REVIEW: Geride Kalanlar [Leftovers] [2017]

Score: 6/10 | ★ ★ ½


Rating: NR | Runtime: 13 minutes | Release Date: January 5th, 2017 (Turkey)
Studio: Angry Student Productions
Director(s): Tofiq Rzayev
Writer(s): Alsen Buse Aydin, Mehmet Fatih Güven & Tofiq Rzayev

“Let’s hope it’s not her”

We each possess a blind spot, one seeking to shield the horrors of life we know exist regardless. It manifests a sense of optimism in that we are safe because we live morally or that those we trust are inherently good. The opposite—to live in constant paranoia believing tragedy is inevitable—is not living at all. That’s how you imprison yourself, wall off your emotions, and ensure no one will get close enough to hurt you or deserve mourning. But we need physical contact and emotional bonds to cultivate and acknowledge how our lives are gifts. So we lie to ourselves and pretend humanity is better than reality proves and hope this universal delusion comes true. Unfortunately, some souls simply cannot escape fate revealing the truth.

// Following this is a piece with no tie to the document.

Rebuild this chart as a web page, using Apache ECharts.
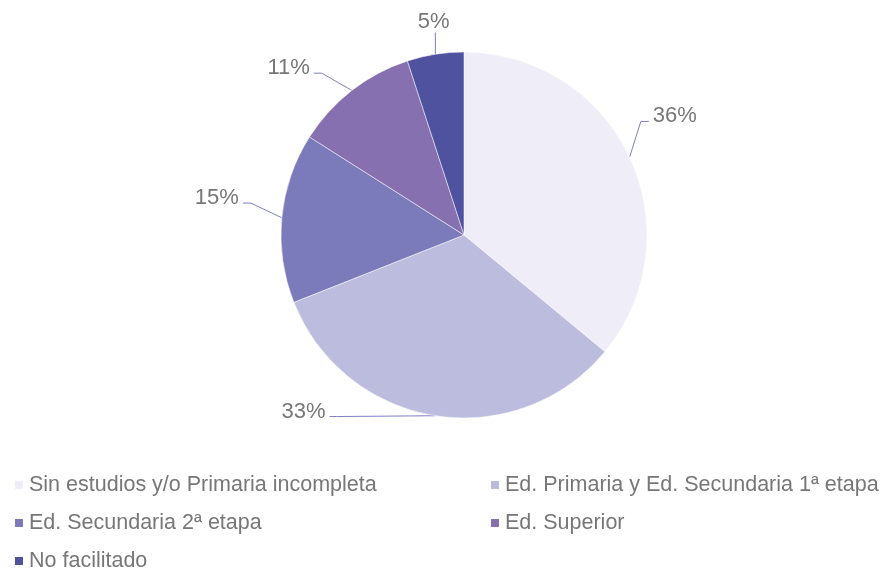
<!DOCTYPE html>
<html><head><meta charset="utf-8">
<script src="https://cdn.jsdelivr.net/npm/echarts@6/dist/echarts.min.js"></script>
<style>html,body{margin:0;padding:0;background:#fff}#c{width:885px;height:569px}</style>
</head><body><div id="c"></div>
<script>
const categories = ["Sin estudios y/o Primaria incompleta","Ed. Primaria y Ed. Secundaria 1ª etapa","Ed. Secundaria 2ª etapa","Ed. Superior","No facilitado"];
const values = [36, 33, 15, 11, 5];
const colors = ["#efedf8","#bcbcdf","#7b7bbb","#8670b0","#4f529f"];
// label nudges (style only)
const labelShift = [[-8, -33], [-92, -22], [-10, -18], [-16, -8], [32, -15]];

const chart = echarts.init(document.getElementById('c'));
const font = 'Liberation Sans, Arial, Helvetica, sans-serif';
const legendBase = {
  orient: 'vertical', itemWidth: 10, itemHeight: 10, itemGap: 16, icon: 'rect', height: 200,
  textStyle: {fontFamily: font, fontSize: 21.5, color: '#777'}, selectedMode: false
};
function layoutLabel(p) {
  const s = labelShift[p.dataIndex];
  const r = p.labelRect;
  const x = r.x + s[0], y = r.y + s[1], w = r.width, h = r.height;
  const p0 = p.labelLinePoints ? p.labelLinePoints[0] : null;
  const out = {dx: s[0], dy: s[1]};
  if (!p0) return out;
  if (p0[0] >= x - 4 && p0[0] <= x + w + 4) {
    // label above/below the edge point: straight vertical leader
    const ly = p0[1] < y ? y : y + h;
    out.labelLinePoints = [[p0[0], p0[1]], [p0[0], ly], [p0[0], ly]];
  } else if (p0[0] > x + w) {
    const ey = y + h / 2 + 5;
    out.labelLinePoints = [[p0[0], p0[1]], [x + w + 12, ey], [x + w + 4, ey]];
  } else {
    const ey = y + h / 2 + 5;
    out.labelLinePoints = [[p0[0], p0[1]], [x - 12, ey], [x - 4, ey]];
  }
  return out;
}
chart.setOption({
  animation: false,
  color: colors,
  legend: [
    Object.assign({}, legendBase, {left: 8, top: 469, data: [categories[0], categories[2], categories[4]]}),
    Object.assign({}, legendBase, {left: 484, top: 469, data: [categories[1], categories[3]]})
  ],
  series: [{
    type: 'pie',
    center: [464, 235],
    radius: 183,
    startAngle: 90,
    clockwise: true,
    data: categories.map((n, i) => ({name: n, value: values[i]})),
    itemStyle: {borderColor: '#fff', borderWidth: 0.5},
    label: {formatter: '{c}%', fontFamily: font, fontSize: 22, color: '#777'},
    labelLine: {length: 18, length2: 10, lineStyle: {color: '#7f7fc6', width: 1}},
    labelLayout: layoutLabel,
    emphasis: {disabled: true}
  }]
});
</script></body></html>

I believe this is the idea writer/director Tofiq Rzayev looks to deliver with his short film Geride Kalanlar [Leftovers]. Co-written by Alsen Buse Aydin and Mehmet Fatih Güven, the Turkish drama introduces a grieving man on the cusp of that revelation. He (Gökberk Kozan) is riding through the mountains in the backseat of an unmarked police car (driven by officers played by Ismail Mermer and Erhan Sancar) to identify the body of his eight-year old sister. Suddenly the potential nightmare feared days earlier upon filing a missing persons case becomes real. And he knows the only thing he can do is ready for the worst because finding relief would be impossible. It not being her delays his closure and ultimately devastates those for whom the victim belongs.

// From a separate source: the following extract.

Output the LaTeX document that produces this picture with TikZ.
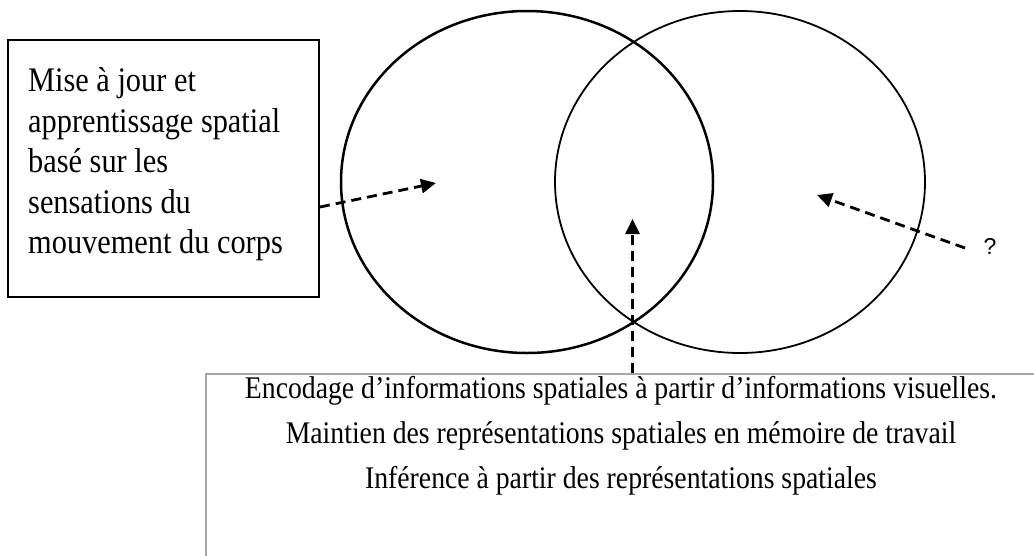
\documentclass[tikz,border=0pt]{standalone}
\usepackage{fontspec}
\setmainfont{Liberation Serif}
\newfontfamily\tallserif[FakeStretch=0.88]{Liberation Serif}
\newfontfamily\qfont{Liberation Sans}
\usetikzlibrary{arrows.meta,shapes.geometric}
\begin{document}
\begin{tikzpicture}[x=1pt,y=-1pt,
  dasharrow/.style={line width=2.8pt, dash pattern=on 10pt off 6pt, -{Triangle[length=15pt,width=14pt]}},
  venn/.style={draw, ellipse, inner sep=0, minimum width=372pt, minimum height=342pt},
  txt/.style={inner sep=0}]
\useasboundingbox (0,0) rectangle (1034,555);
\fill[white] (0,0) rectangle (1034,555);
% ellipses
\node[venn, line width=2.5pt] (L) at (527,182) {};
\node[venn, line width=1.8pt, minimum width=370pt] (R) at (740,182) {};
% left box
\node[draw, line width=2pt, minimum width=311pt, minimum height=257pt, inner sep=0] (lbox) at (163.5,168.5) {};
\node[txt, anchor=north west, align=left, font=\tallserif\fontsize{34.5}{40.5}\selectfont] (ltext) at (28,67.5)
  {Mise à jour et\\apprentissage spatial\\basé sur les\\sensations du\\mouvement du corps};
% bottom box
\begin{scope}
\clip (0,0) rectangle (1034,555);
\node[draw=black!35, line width=1.5pt, minimum width=832pt, minimum height=200pt, anchor=north west, inner sep=0] (bbox) at (205,373) {};
\end{scope}
\node[txt, anchor=north, align=center, font=\tallserif\fontsize{31.5}{45}\selectfont] (btext) at (621,376)
  {Encodage d’informations spatiales à partir d’informations visuelles.\\
   Maintien des représentations spatiales en mémoire de travail\\
   Inférence à partir des représentations spatiales};
% question mark
\node[txt, font=\qfont\fontsize{23}{27}\selectfont] (q) at (990,246) {?};
% arrows
\coordinate (a1s) at (319,207);
\coordinate (a1t) at (436,183);
\coordinate (a2t) at (632.5,219);
\coordinate (a3s) at (965,248);
\coordinate (a3t) at (817,195);
\draw[dasharrow] (lbox.east |- a1s) -- (a1t);
\draw[dasharrow] (bbox.north -| a2t) -- (a2t);
\draw[dasharrow] (a3s) -- (a3t);
\end{tikzpicture}
\end{document}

The filmmakers latch onto this no-win scenario by exposing how quickly we turn from piously forgiving to vengefully malicious. Some dialogue feels robotic/clunky (possibly a product of the subtitled translations), but the performances are authentic nonetheless. We feel for this man and his grief so we can watch his clarity increase along with his anger when more details about the crime are revealed. As a drama about that blind spot being erased, Leftovers works pretty straightforwardly. But as a story exposing how deep-seeded and intrinsic that spot is to continue blinding us from connecting the dots of two tragedies we’d never dream were related, Rzayev’s film excels. Sadly the truth of horror often lays very close to home and unexplained incidents often the product of the simplest explanation.